In Wei v. Canada (Citizenship and Immigration), 2012 FC 1084 (CanLII), the Federal Court stated that
…It was this Court’s view in Jiang that to have time spent outside of Canada count toward the residency requirement, the permanent resident must be assigned temporarily, must maintain a connection with his employer, and must return to work for it in Canada following the assignment. [emphasis added]
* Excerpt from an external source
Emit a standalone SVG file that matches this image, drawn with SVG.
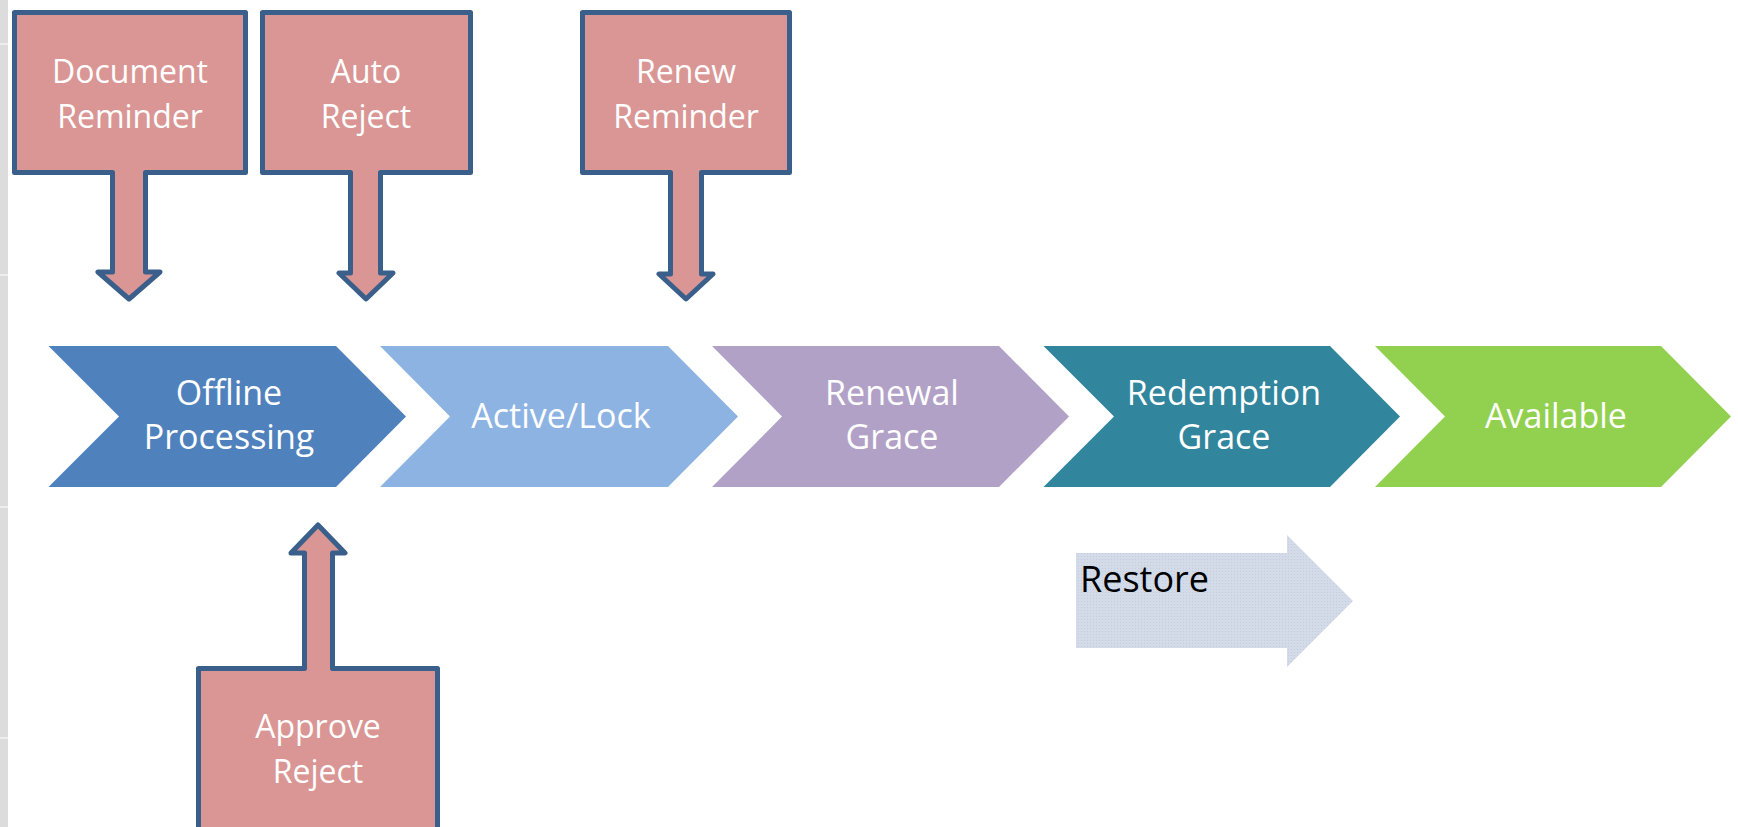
<svg xmlns="http://www.w3.org/2000/svg" width="1738" height="827" viewBox="0 0 1738 827">
<defs>
<style>
.box{fill:#D99694;stroke:#3A5F8B;stroke-width:5;stroke-linejoin:round}
.wt{fill:#FFFFFF;font-family:"Open Sans","Liberation Sans",sans-serif;text-anchor:middle}
.bt{font-size:32px}
.ct{font-size:34px}
.rt{fill:#000000;font-family:"Open Sans","Liberation Sans",sans-serif;font-size:36px}
</style>
<pattern id="dots" width="3" height="3" patternUnits="userSpaceOnUse">
<rect width="3" height="3" fill="#D3DBE9"/>
<rect x="1" y="1" width="1" height="1" fill="#C4CDDE"/>
</pattern>
</defs>
<rect width="1738" height="827" fill="#FFFFFF"/>
<g id="edge-strip">
<rect x="0" y="0" width="8" height="827" fill="#DCDCDC"/>
<g stroke="#F4F4F4" stroke-width="1.5">
<line x1="0" y1="44" x2="8" y2="44"/>
<line x1="0" y1="275" x2="8" y2="275"/>
<line x1="0" y1="507" x2="8" y2="507"/>
<line x1="0" y1="738" x2="8" y2="738"/>
</g>
</g>
<g id="chevrons">
<g id="offline-processing">
<path d="M48.5,346 H336 L406,416.5 L336,487 H48.5 L119,416.5 Z" fill="#4F81BD"/>
<text class="wt ct" x="229" y="405">Offline</text>
<text class="wt ct" x="229" y="449">Processing</text>
</g>
<g id="active-lock">
<path d="M380,346 H668 L738,416.5 L668,487 H380 L450,416.5 Z" fill="#8DB3E2"/>
<text class="wt ct" x="561" y="428">Active/Lock</text>
</g>
<g id="renewal-grace">
<path d="M712,346 H999 L1069,416.5 L999,487 H712 L782,416.5 Z" fill="#B2A1C7"/>
<text class="wt ct" x="892" y="405">Renewal</text>
<text class="wt ct" x="892" y="449">Grace</text>
</g>
<g id="redemption-grace">
<path d="M1043.5,346 H1330 L1400,416.5 L1330,487 H1043.5 L1114,416.5 Z" fill="#31859C"/>
<text class="wt ct" x="1224" y="405">Redemption</text>
<text class="wt ct" x="1224" y="449">Grace</text>
</g>
<g id="available">
<path d="M1375,346 H1661 L1731,416.5 L1661,487 H1375 L1445,416.5 Z" fill="#92D050"/>
<text class="wt ct" x="1556" y="428">Available</text>
</g>
</g>
<g id="document-reminder">
<path class="box" d="M14.5,12.5 H245.5 V172.5 H145.5 V272 H160 L129,299 L98,272 H112.5 V172.5 H14.5 Z"/>
<text class="wt bt" x="130" y="83">Document</text>
<text class="wt bt" x="130" y="128">Reminder</text>
</g>
<g id="auto-reject">
<path class="box" d="M262.5,12.5 H470.5 V172.5 H380.5 V273 H393 L366,299 L339,273 H350.5 V172.5 H262.5 Z"/>
<text class="wt bt" x="366" y="83">Auto</text>
<text class="wt bt" x="366" y="128">Reject</text>
</g>
<g id="renew-reminder">
<path class="box" d="M582.5,12.5 H789.5 V172.5 H701.5 V274 H713 L686,299 L659,274 H670.5 V172.5 H582.5 Z"/>
<text class="wt bt" x="686" y="83">Renew</text>
<text class="wt bt" x="686" y="128">Reminder</text>
</g>
<g id="approve-reject">
<path class="box" d="M198.5,840 V668.5 H304.5 V553 H291 L318,525 L345,553 H332.5 V668.5 H437.5 V840 Z"/>
<text class="wt bt" x="318" y="738">Approve</text>
<text class="wt bt" x="318" y="783">Reject</text>
</g>
<g id="restore">
<path d="M1076,553 H1287 V535 L1353,601 L1287,667 V648 H1076 Z" fill="url(#dots)"/>
<text class="rt" x="1080" y="592">Restore</text>
</g>
<g id="connectors"></g>
</svg>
An applicant may provide evidence to show that he maintains a connection to his employer in Canada through
- provision of services to its affiliated company or client in India
- through receiving salary from Canadian business and
- through paying taxes in Canada where he intends to return to join his employer and immediate family members as per terms of contract.
H & C grounds
Even if an applicant’s work outside is not valid for the purpose of calculating residency obligation, the appellant may seek the exercise of discretion to find, taking into account the best interests of a child directly affected by the decision, that there are sufficient humanitarian and compassionate considerations to warrant special relief in light of all the circumstances of the case. The applicant may request an officer to invoke H & C grounds in light of the following factors:
- The Length of the Breach of the Residency Obligation
- The Reason why the Appellant Left and Remained Outside of Canada
- The Best Interests of a Child Directly Affected by the Decision
- The Impact on the Appellant’s Family in Canada
- The Degree of Hardship to the Appellant if Required to Remain in India
Summing up, in view of the established case law, regulation 61 and ENF23, the applicant’s time spent outside Canada ought to count towards the residency requirement if he works for a Canadian business outside Canada within the meaning of s28(2)(a)(3) of IRPA and its regulation 61(1)(2)(3). In the alternative, the applicant may seek invocation of discretionary power on Humanitarian & Compassionate ground.